Each year, crews with the engineer’s office chip seal about 60 miles of road but this year, they’re trying something new.
“This is our third road that we’ve done it so far. We’ve had very good results,” said Highway Superintendent Tom Klejka.
On Scoville North Road in Vienna, they’re using recycled asphalt grindings as slag — a material they can get when other roads in the county are milled down for paving.
“The whole goal here is to utilize our resources to their fullest. The road grindings were something that had normally been discarded in the past,” Klejka said.
For example, the North Road and E. Market Street paving project in Howland Township provided about 6,500 tons of road grindings to work with.

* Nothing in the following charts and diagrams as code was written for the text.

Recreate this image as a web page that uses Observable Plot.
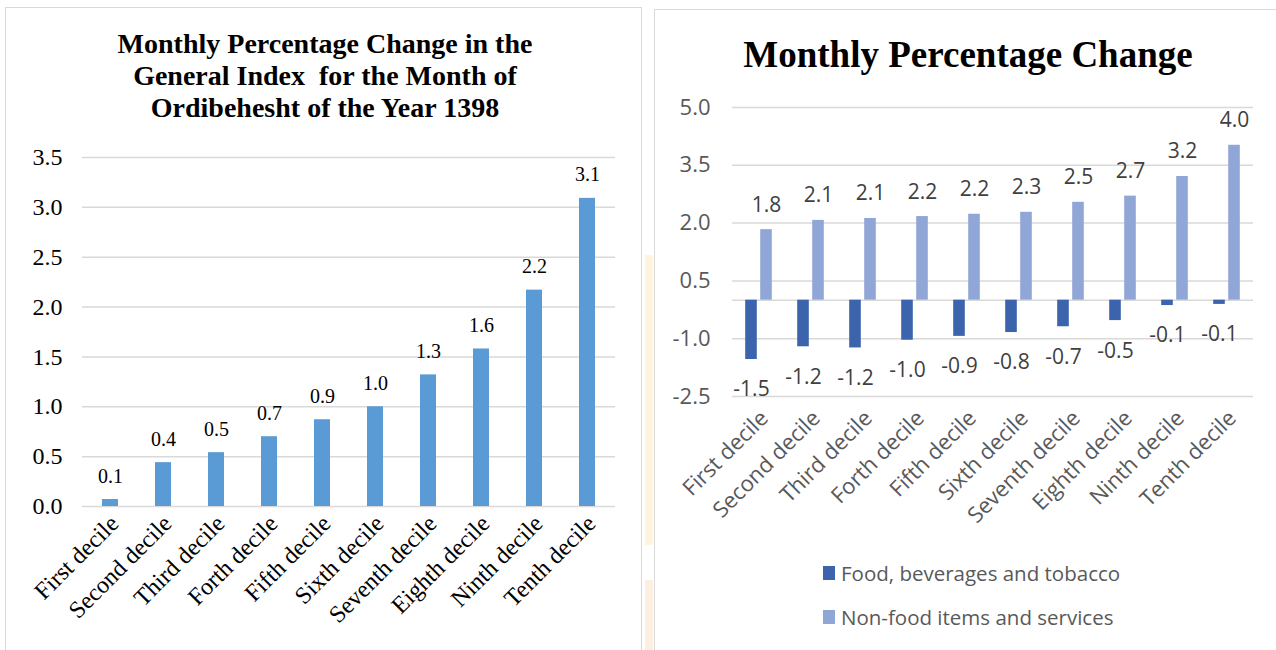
<!DOCTYPE html>
<html><head><meta charset="utf-8">
<script src="https://cdn.jsdelivr.net/npm/d3@7"></script>
<script src="https://cdn.jsdelivr.net/npm/@observablehq/plot@0.6"></script>
<style>
body{margin:0;background:#fff;width:1276px;height:650px;overflow:hidden;position:relative;}
.abs{position:absolute}
.ttl{font-family:"Liberation Serif","Times New Roman",serif;font-weight:bold;color:#000;text-align:center;white-space:nowrap}
.leg{font-family:"Open Sans",sans-serif;font-size:20.5px;color:#595959;display:flex;align-items:center;white-space:nowrap}
.sw{width:12px;height:14px;margin-right:6px;display:inline-block}
</style></head><body>
<div class="abs" style="left:645px;top:255px;width:8px;height:290px;background:#fff4dc"></div>
<div class="abs" style="left:645px;top:580px;width:8px;height:70px;background:#fdeee2"></div>
<div class="abs" style="left:5px;top:7px;width:637px;height:700px;border:1.5px solid #d9d9d9;box-sizing:border-box"></div>
<div class="abs" style="left:654px;top:9px;width:700px;height:700px;border:1.5px solid #d9d9d9;box-sizing:border-box"></div>
<div class="abs ttl" style="left:6px;top:28px;width:638px;font-size:28px;line-height:32px">Monthly Percentage Change in the<br>General Index&nbsp; for the Month of<br>Ordibehesht of the Year 1398</div>
<div class="abs ttl" style="left:654px;top:33px;width:628px;font-size:37px;line-height:44px">Monthly Percentage Change</div>
<div id="left" class="abs" style="left:0px;top:140px"></div>
<div id="right" class="abs" style="left:654px;top:90px"></div>
<div class="abs" style="left:823px;top:560px">
  <div class="leg" style="height:26px"><span class="sw" id="sw1"></span><span id="lg1"></span></div>
  <div class="leg" style="height:26px;margin-top:18px"><span class="sw" id="sw2"></span><span id="lg2"></span></div>
</div>
<script>
const deciles = ["First decile", "Second decile", "Third decile", "Forth decile", "Fifth decile", "Sixth decile", "Seventh decile", "Eighth decile", "Ninth decile", "Tenth decile"];
const generalIndex = [0.07, 0.44, 0.54, 0.70, 0.87, 1.00, 1.32, 1.58, 2.17, 3.09];
const foodChange = [-1.54, -1.21, -1.24, -1.04, -0.94, -0.84, -0.69, -0.53, -0.14, -0.11];
const nonFoodChange = [1.83, 2.07, 2.12, 2.17, 2.23, 2.28, 2.54, 2.70, 3.21, 4.02];
const seriesNames = ["Food, beverages and tobacco", "Non-food items and services"];
const leftTicks = [0, 0.5, 1.0, 1.5, 2.0, 2.5, 3.0, 3.5];
const rightTicks = [-2.5, -1.0, 0.5, 2.0, 3.5, 5.0];
const colors = {general: "#5b9bd5", food: "#3c64ac", nonfood: "#8fa6d7"};

const fmt = d => d.toFixed(1);
const leftData = deciles.map((d, i) => ({decile: d, value: generalIndex[i]}));
const rightData = deciles.map((d, i) => ({decile: d, food: foodChange[i], nonfood: nonFoodChange[i]}));

const serif = '"Liberation Serif","Times New Roman",serif';
const sans = '"Open Sans",sans-serif';

const left = Plot.plot({
  width: 640, height: 510,
  marginLeft: 82, marginRight: 25, marginTop: 17, marginBottom: 144,
  style: {fontFamily: serif, fontSize: "24px", color: "#000", background: "transparent", overflow: "visible"},
  x: {domain: deciles, paddingInner: 0.7, paddingOuter: 0.35, label: null},
  y: {domain: [0, 3.5], label: null},
  marks: [
    Plot.gridY(leftTicks, {stroke: "#d9d9d9", strokeOpacity: 1, strokeWidth: 1.5}),
    Plot.barY(leftData, {x: "decile", y: "value", fill: colors.general}),
    Plot.text(leftData, {x: "decile", y: "value", text: d => fmt(d.value), dy: -17, lineAnchor: "bottom", fontSize: 20, fill: "#000"}),
    Plot.axisY(leftTicks, {tickSize: 0, tickPadding: 20, tickFormat: fmt, fontSize: 24, label: null}),
    Plot.axisX({tickSize: 0, tickPadding: 13, tickRotate: -45, fontSize: 24, dx: 4, label: null})
  ]
});
document.getElementById("left").appendChild(left);

const right = Plot.plot({
  width: 622, height: 430,
  marginLeft: 78, marginRight: 23, marginTop: 17, marginBottom: 124,
  style: {fontFamily: sans, fontSize: "21px", color: "#595959", background: "transparent", overflow: "visible"},
  x: {domain: deciles, padding: 0, label: null},
  y: {domain: [-2.5, 5.0], label: null},
  marks: [
    Plot.gridY(rightTicks, {stroke: "#d9d9d9", strokeOpacity: 1, strokeWidth: 1.5}),
    Plot.ruleY([0], {stroke: "#d9d9d9", strokeWidth: 1.5}),
    Plot.barY(rightData, {x: "decile", y: "food", fill: colors.food, dx: -8, insetLeft: 20.2, insetRight: 20.2}),
    Plot.barY(rightData, {x: "decile", y: "nonfood", fill: colors.nonfood, dx: 7, insetLeft: 20.2, insetRight: 20.2}),
    Plot.text(rightData, {x: "decile", y: "food", text: d => fmt(d.food), dx: -8, dy: 22, lineAnchor: "top", fontSize: 21, fill: "#404040"}),
    Plot.text(rightData, {x: "decile", y: "nonfood", text: d => fmt(d.nonfood), dx: 7, dy: -18, lineAnchor: "bottom", fontSize: 21, fill: "#404040"}),
    Plot.axisY(rightTicks, {tickSize: 0, tickPadding: 22, tickFormat: fmt, fontSize: 22, label: null}),
    Plot.axisX({tickSize: 0, tickPadding: 18, tickRotate: -45, fontSize: 22, dx: 5, label: null})
  ]
});
document.getElementById("right").appendChild(right);

document.getElementById("sw1").style.background = colors.food;
document.getElementById("sw2").style.background = colors.nonfood;
document.getElementById("lg1").textContent = seriesNames[0];
document.getElementById("lg2").textContent = seriesNames[1];
</script>
</body></html>
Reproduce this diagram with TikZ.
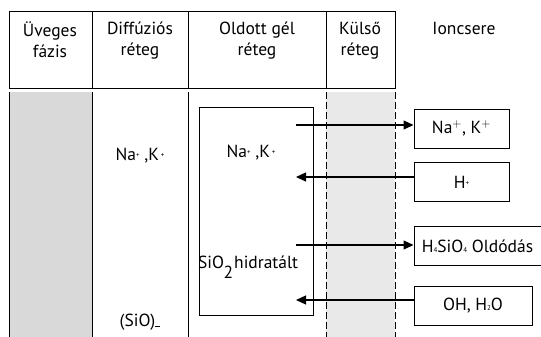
\documentclass[tikz,border=0pt]{standalone}
\usepackage{fontspec}
\setmainfont{PT Sans}
\usetikzlibrary{arrows.meta}

% tiny inline index, as printed in the picture
\newcommand{\ix}[1]{{\fontsize{7}{7}\selectfont #1}}
\newcommand{\ixup}[1]{\raisebox{0.35ex}{\fontsize{7}{7}\selectfont #1}}

\begin{document}
\begin{tikzpicture}[x=1pt, y=-1pt,
  cell/.style={draw, line width=1pt},
  head/.style={anchor=north, align=center, font=\fontsize{17.5}{21}\selectfont, inner sep=0pt},
  txt/.style={font=\fontsize{17.5}{21}\selectfont},
  ionbox/.style={draw, line width=1pt, minimum height=39pt, font=\fontsize{17.5}{21}\selectfont, inner sep=0pt},
  flow/.style={draw, line width=1.2pt, -{Triangle[length=10pt,width=9pt]}}
]
    \useasboundingbox (0,0) rectangle (541,337);

    % gray layers
    \fill[gray!30] (9,92) rectangle (92,337);
    \fill[gray!17] (326,92) rectangle (395,337);

    % header row
    \draw[cell] (9,12) rectangle (92,89);
    \draw[cell] (92,12) rectangle (188,89);
    \draw[cell] (188,12) rectangle (326,89);
    \draw[cell] (326,12) rectangle (395,89);
    \node[head] (h1) at (50,22) {Üveges\\fázis};
    \node[head] (h2) at (140,22) {Diffúziós\\réteg};
    \node[head] (h3) at (257,22) {Oldott gél\\réteg};
    \node[head] (h4) at (360,22) {Külső\\réteg};
    \node[head] (h5) at (464,22) {Ioncsere};

    % layer boundaries
    \draw[cell] (9,92) -- (9,337);
    \draw[cell] (92,92) -- (92,337);
    \draw[cell] (188,92) -- (188,337);
    \draw[line width=1pt, dash pattern=on 7pt off 3pt] (326,92) -- (326,337);
    \draw[line width=1pt, dash pattern=on 7pt off 3pt] (395,92) -- (395,337);

    % gel box
    \draw[cell] (199,107) rectangle (313,315);

    \node[txt] (nak1) at (140,156) {Na\ixup{+} ,K\ixup{ +}};
    \node[txt] (nak2) at (251,153) {Na\ixup{+} ,K\ixup{ +}};
    \node[txt, anchor=west, inner sep=0pt] (sio2) at (198,267) {SiO\kern-0.5pt\raisebox{-1.2ex}{2}\kern1pt hidratált};
    \node[txt] (sio) at (140,322) {(SiO)\rule[-1pt]{5pt}{0.9pt}};

    % ion exchange boxes
    \node[ionbox, minimum width=95pt] (out1) at (461.5,128.5) {Na$^{+}$, K$^{+}$};
    \node[ionbox, minimum width=95pt] (in1) at (461.5,182) {H\ixup{+}};
    \node[ionbox, minimum width=127pt] (out2) at (477.5,246) {H\ix{4}SiO\ix{4} Oldódás};
    \node[ionbox, minimum width=118pt] (in2) at (473,306) {OH, H\ix{2}O};

    \coordinate (a1) at (296,125);
    \coordinate (a2) at (296,177);
    \coordinate (a3) at (296,245);
    \coordinate (a4) at (296,300);

    \path[flow] (a1) -- (a1 -| out1.west);
    \path[flow] (a2 -| in1.west) -- (a2);
    \path[flow] (a3) -- (a3 -| out2.west);
    \path[flow] (a4 -| in2.west) -- (a4);
\end{tikzpicture}
\end{document}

Klejka said they learned of this method from the Pennsylvania Department of Transportation. The recycled asphalt sticks to the road better, reducing the amount of dust and stone that gets kicked up when the road is driven on.
This method also saves the county money.
“The process we’re using now has greatly reduced the cost of what we do, which allows us to do more miles per road each year to help save the roads before we can pave them,” Klejka said.
He said they’ll be doing test sections in both Gustavus and Weathersfield townships, too.